April 01, 2020

Both parties dismiss lawsuit seeking repayment of loan

ROCKLAND – A lawsuit filed by a Warren business owner seeking repayment of a personal loan made to a former employee who is suing her for unwanted sexual advances has been dismissed by both parties.

In April, Philip Georges of Thomaston filed a suit against his former boss, Nira Beram, claiming she subjected him to severe and pervasive sexual harassment while he was employed at Penobscot Bay Tile and Carpet in Warren.

Georges also filed a court motion seeking to attach $200,000 worth of Beram’s property.
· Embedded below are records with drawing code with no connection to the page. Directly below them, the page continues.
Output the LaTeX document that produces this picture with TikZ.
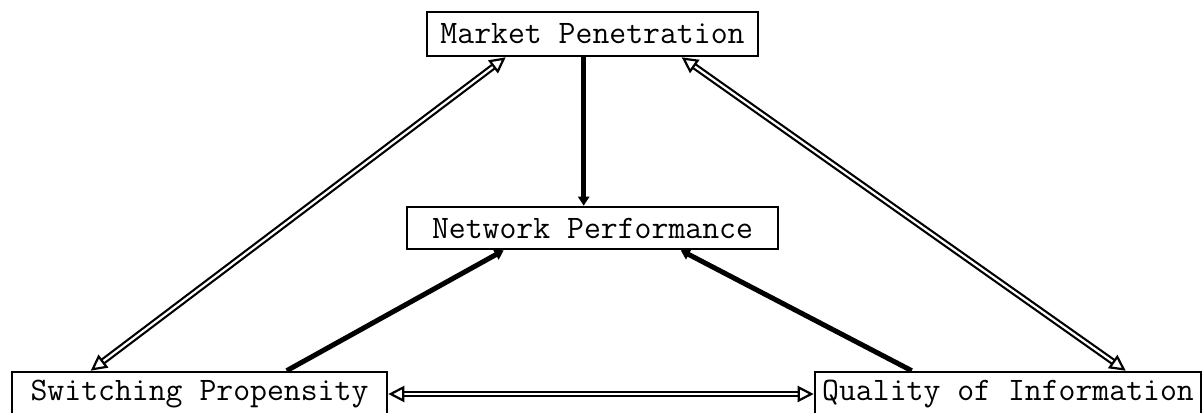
\documentclass[tikz,border=0pt]{standalone}
\usetikzlibrary{arrows.meta,calc}
\begin{document}
\begin{tikzpicture}[x=0.5pt,y=-0.5pt,
  box/.style={draw,line width=1.3pt,inner sep=0pt,
    font=\fontsize{16.4pt}{18pt}\selectfont\ttfamily},
  twoway/.style={double,double distance=1.1pt,line width=1.1pt,
    {Triangle[open,length=8pt,width=8pt,line width=1.1pt]}-{Triangle[open,length=8pt,width=8pt,line width=1.1pt]}},
  influence/.style={line width=2.5pt,-{Triangle[length=4.5pt,width=5.5pt]}}]
\clip (0,0) rectangle (1203,412);
\fill[white] (0,0) rectangle (1203,412);

% boxes
\node[box,minimum width=165.5pt,minimum height=22pt] (mp) at (592.5,34) {Market Penetration};
\node[box,minimum width=185.5pt,minimum height=21pt] (np) at (592.5,228) {Network Performance};
\node[box,minimum width=187.5pt,minimum height=22pt] (sp) at (199.5,394) {Switching Propensity};
\node[box,minimum width=193pt,minimum height=22pt] (qi) at (1008,394) {Quality of Information};

% anchor points on the box borders
\coordinate (mpA) at ($(mp.south west)+(80,0)$);
\coordinate (mpB) at ($(mp.south west)+(158,0)$);
\coordinate (mpC) at ($(mp.south west)+(256,0)$);
\coordinate (npA) at ($(np.north west)+(178,0)$);
\coordinate (npB) at ($(np.south west)+(98,0)$);
\coordinate (npC) at ($(np.south west)+(275,0)$);
\coordinate (spA) at ($(sp.north west)+(80,0)$);
\coordinate (spB) at ($(sp.north west)+(276,0)$);
\coordinate (qiA) at ($(qi.north west)+(98,0)$);
\coordinate (qiB) at ($(qi.north west)+(312,0)$);

% connectors
\draw[influence] (mpB) -- (npA);
\draw[influence] (spB) -- (npB);
\draw[influence] (qiA) -- (npC);
\draw[twoway] (spA) -- (mpA);
\draw[twoway] (qiB) -- (mpC);
\draw[twoway] (sp.east) -- (qi.west);
\end{tikzpicture}
\end{document}
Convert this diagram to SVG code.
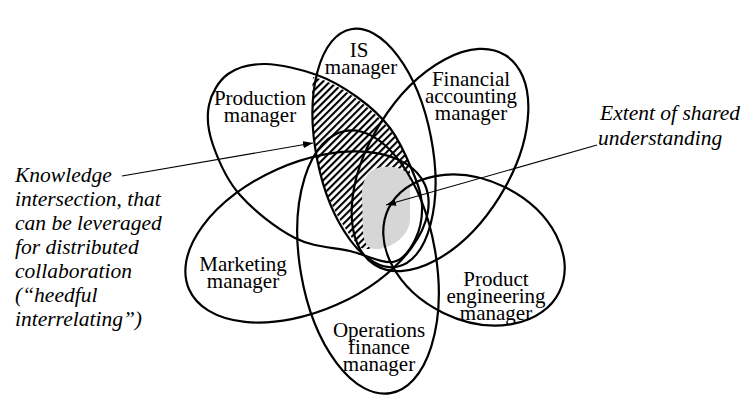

A judge approved the attachment in May.

In a June response to Georges’ lawsuit, Beram denied assertions of sexual harassment. That lawsuit is pending, a court clerk said Tuesday.

Georges was employed by Beram as a carpet and tile installer from December 1996 through June 25, 1999.

He had filed a complaint with the Maine Human Rights Commission on Oct. 7, 1999, according to court records. That complaint was not heard by the commission within 180 days and, therefore, Georges could ask to drop the complaint and bring his own lawsuit. The commission approved that request. Nearly a year before the sexual harassment accusations surfaced in court, Beram had filed a civil claim against Georges.

The lawsuit, filed July 27, 1999, by Beram, sought compensation from Georges, including $30,000 she claimed he owed her for a personal loan, plus interest, and other relief. In a court document, Georges admitted to receiving a $30,000 check from Beram as a loan that was to be paid within 90 days.

Georges filed a counterclaim, stating that after he had worked for Beram for about two years they made an agreement that he would become an equal partner in the business. Georges alleged that from that point his overtime hours would go toward his purchase of a 50 percent interest in the business.

The counterclaim, filed by his lawyer, James Strong of Thomaston, said if it were proved that Georges did own half of the business, his unpaid overtime worked, worth more than $50,000, would be owed.

Beram had filed a document seeking dismissal of Georges’ claim of equal partnership, and got a judge to approve an attachment of Georges’ property in the amount of $34,112.

No trial date had been set for the sexual harassment lawsuit.